Angelina Jolie teams up with the Coen brothers
Despite mainly working together on their own scripts, the Coen brothers do occasionally write screenplays for other directors, most recently for Michael Hoffman’s Gambit, staring Alan Rickman and Cameron Diaz. Now it’s being reported that they have signed up to work on Angelina Jolie‘s new project – a film about Lou Zamperini, a former Olympian who survived a crash into the Pacific as an Air Force pilot in World War Two and was captured by the Japanese. It will be based on Luara Hillenbrand’s best-selling 2010 novel Unbroken, but apparently the idea of filming the story has been floating around for decades, with versions written by Gladiator-screenwriter William Nicolson and by Richard LaGravanese, who penned The Bridges of Madison County.

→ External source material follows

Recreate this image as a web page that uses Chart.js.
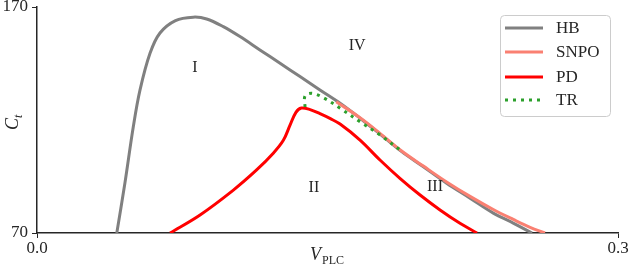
<!DOCTYPE html>
<html>
<head>
<meta charset="utf-8">
<script src="https://cdn.jsdelivr.net/npm/chart.js@4"></script>
<style>
  html, body { margin: 0; padding: 0; background: #fff; }
  #wrap { width: 630px; height: 267px; }
</style>
</head>
<body>
<div id="wrap"><canvas id="bif"></canvas></div>
<script>
// values (V_PLC, C_t)
const hbV = [0.0412, 0.0454, 0.0497, 0.0532, 0.0584, 0.0635, 0.0715, 0.0807, 0.0876, 0.0962, 0.1048, 0.1151, 0.1255, 0.1358, 0.1461, 0.1565, 0.1668, 0.1771, 0.1883, 0.1995, 0.2115, 0.2236, 0.2356, 0.2459, 0.2556];
const hbC = [70.0, 92.1, 116.9, 133.3, 149.6, 158.5, 164.0, 165.5, 164.7, 161.3, 156.9, 151.0, 145.1, 139.2, 133.3, 127.4, 120.8, 113.8, 106.0, 99.3, 92.0, 85.4, 78.8, 74.4, 70.0];

const snpoV = [0.1545, 0.1668, 0.1771, 0.1883, 0.1995, 0.2115, 0.2236, 0.2356, 0.2459, 0.2546, 0.2623];
const snpoC = [128.1, 121.0, 114.1, 106.3, 99.6, 92.6, 86.2, 80.4, 76.0, 72.5, 70.0];

const pdV = [0.0687, 0.0842, 0.1014, 0.1134, 0.1220, 0.1272, 0.1306, 0.1337, 0.1365, 0.1410, 0.1461, 0.1515, 0.1565, 0.1668, 0.1771, 0.1874, 0.1978, 0.2081, 0.2184, 0.2272];
const pdC = [70.0, 78.0, 89.0, 97.9, 105.3, 111.0, 117.6, 123.4, 125.3, 124.6, 122.8, 120.6, 118.2, 111.1, 102.3, 94.2, 86.8, 80.2, 74.3, 70.0];

const trV = [0.1384, 0.1384, 0.1420, 0.1478, 0.1565, 0.1668, 0.1771, 0.1880];
const trC = [125.7, 130.6, 131.8, 129.9, 125.2, 119.2, 113.4, 106.4];

const xTicks = [0.0, 0.3];
const yTicks = [70, 170];

const regionNames = ['I', 'II', 'III', 'IV'];
const regionV = [0.0816, 0.1430, 0.2055, 0.1653];
const regionC = [143.0, 89.9, 90.4, 152.7];

const serif = '"Liberation Serif", "DejaVu Serif", serif';
const ink = '#262626';

function pts(xs, ys) {
    return xs.map((x, i) => ({ x: x, y: ys[i] }));
}

const series = [
    { label: 'HB',   data: pts(hbV, hbC),     borderColor: '#808080', dash: [],     order: 4 },
    { label: 'SNPO', data: pts(snpoV, snpoC), borderColor: '#fa8072', dash: [],     order: 3 },
    { label: 'PD',   data: pts(pdV, pdC),     borderColor: '#ff0000', dash: [],     order: 2 },
    { label: 'TR',   data: pts(trV, trC),     borderColor: '#2ca02c', dash: [3, 5], order: 1 },
];

// axis titles with subscripts, region labels and the legend box
const extras = {
    id: 'extras',
    afterDraw(chart) {
        const ctx = chart.ctx;
        const xs = chart.scales.x, ys = chart.scales.y;
        ctx.save();
        ctx.fillStyle = ink;
        ctx.textBaseline = 'middle';
        ctx.textAlign = 'center';
        ctx.font = '16px ' + serif;
        regionNames.forEach((n, i) => {
            ctx.fillText(n, xs.getPixelForValue(regionV[i]), ys.getPixelForValue(regionC[i]));
        });

        // x title: V_PLC
        ctx.textAlign = 'left';
        ctx.textBaseline = 'alphabetic';
        ctx.font = 'italic 18px ' + serif;
        ctx.fillText('V', 310, 260);
        ctx.font = '12px ' + serif;
        ctx.fillText('PLC', 322, 264);

        // y title: C_t (rotated)
        ctx.translate(18, 122);
        ctx.rotate(-Math.PI / 2);
        ctx.font = 'italic 18px ' + serif;
        ctx.fillText('C', -8, 0);
        ctx.font = 'italic 12px ' + serif;
        ctx.fillText('t', 4, 4);
        ctx.restore();

        // legend
        ctx.save();
        ctx.fillStyle = 'rgba(255,255,255,0.8)';
        ctx.strokeStyle = '#cccccc';
        ctx.lineWidth = 1;
        ctx.beginPath();
        ctx.roundRect(500.5, 15.5, 110, 101, 4);
        ctx.fill();
        ctx.stroke();
        const rows = [28, 52, 77, 100];
        series.forEach((s, i) => {
            ctx.strokeStyle = s.borderColor;
            ctx.lineWidth = 3;
            ctx.setLineDash(s.dash);
            ctx.beginPath();
            ctx.moveTo(505, rows[i]);
            ctx.lineTo(543, rows[i]);
            ctx.stroke();
            ctx.setLineDash([]);
            ctx.fillStyle = ink;
            ctx.font = '17px ' + serif;
            ctx.textAlign = 'left';
            ctx.textBaseline = 'middle';
            ctx.fillText(s.label, 556, rows[i] + 1);
        });
        ctx.restore();
    }
};

new Chart(document.getElementById('bif'), {
    type: 'scatter',
    data: {
        datasets: series.map(s => ({
            label: s.label,
            data: s.data,
            showLine: true,
            borderColor: s.borderColor,
            borderWidth: 3,
            borderDash: s.dash,
            pointRadius: 0,
            tension: 0.35,
            fill: false,
            order: s.order
        }))
    },
    options: {
        responsive: true,
        maintainAspectRatio: false,
        animation: false,
        layout: { padding: { top: 7, right: 12, left: 0, bottom: 0 } },
        plugins: {
            legend: { display: false },
            tooltip: { enabled: false }
        },
        scales: {
            x: {
                type: 'linear',
                min: 0,
                max: 0.3,
                afterBuildTicks: scale => { scale.ticks = xTicks.map(v => ({ value: v })); },
                afterFit: scale => {
                    scale.height = 34;
                    scale.paddingLeft = 0;
                    scale.paddingRight = 0;
                },
                ticks: {
                    callback: v => v.toFixed(1),
                    color: ink,
                    font: { family: serif, size: 17 },
                    padding: 0,
                    maxRotation: 0
                },
                grid: { drawOnChartArea: false, drawTicks: true, tickLength: 5, color: ink },
                border: { display: true, color: ink, width: 1.5 }
            },
            y: {
                type: 'linear',
                min: 70,
                max: 170,
                afterBuildTicks: scale => { scale.ticks = yTicks.map(v => ({ value: v })); },
                afterFit: scale => {
                    scale.width = 37;
                    scale.paddingTop = 0;
                    scale.paddingBottom = 0;
                },
                ticks: {
                    callback: v => String(v),
                    color: ink,
                    font: { family: serif, size: 17 },
                    padding: 4
                },
                grid: { drawOnChartArea: false, drawTicks: true, tickLength: 5, color: ink },
                border: { display: true, color: ink, width: 1.5 }
            }
        }
    },
    plugins: [extras]
});
</script>
</body>
</html>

Zamperini’s B-24 crashed into the Pacific and he and two crew-mates (one of whom didn’t make it) survived on a tiny raft for 47 days before being taken prisoner and held in a Japanese internment camp for two and a half years. Presumed dead, the pilot was given a hero’s welcome when his story was discovered after the war. He returned to carry the Olympic torch at the 1998 Winter Olympics in Nagano, close to where he was imprisoned during the war. An uplifting tale then.
Jolie will direct the picture, her first effort since In the Land of Blood and Honey, her mostly well-received directorial debut. The Coen Brothers, meanwhile, have most recently completed folk-music drama Inside Llewyn Davis, which is due out in Belgium in December. No UK release date as yet, alas.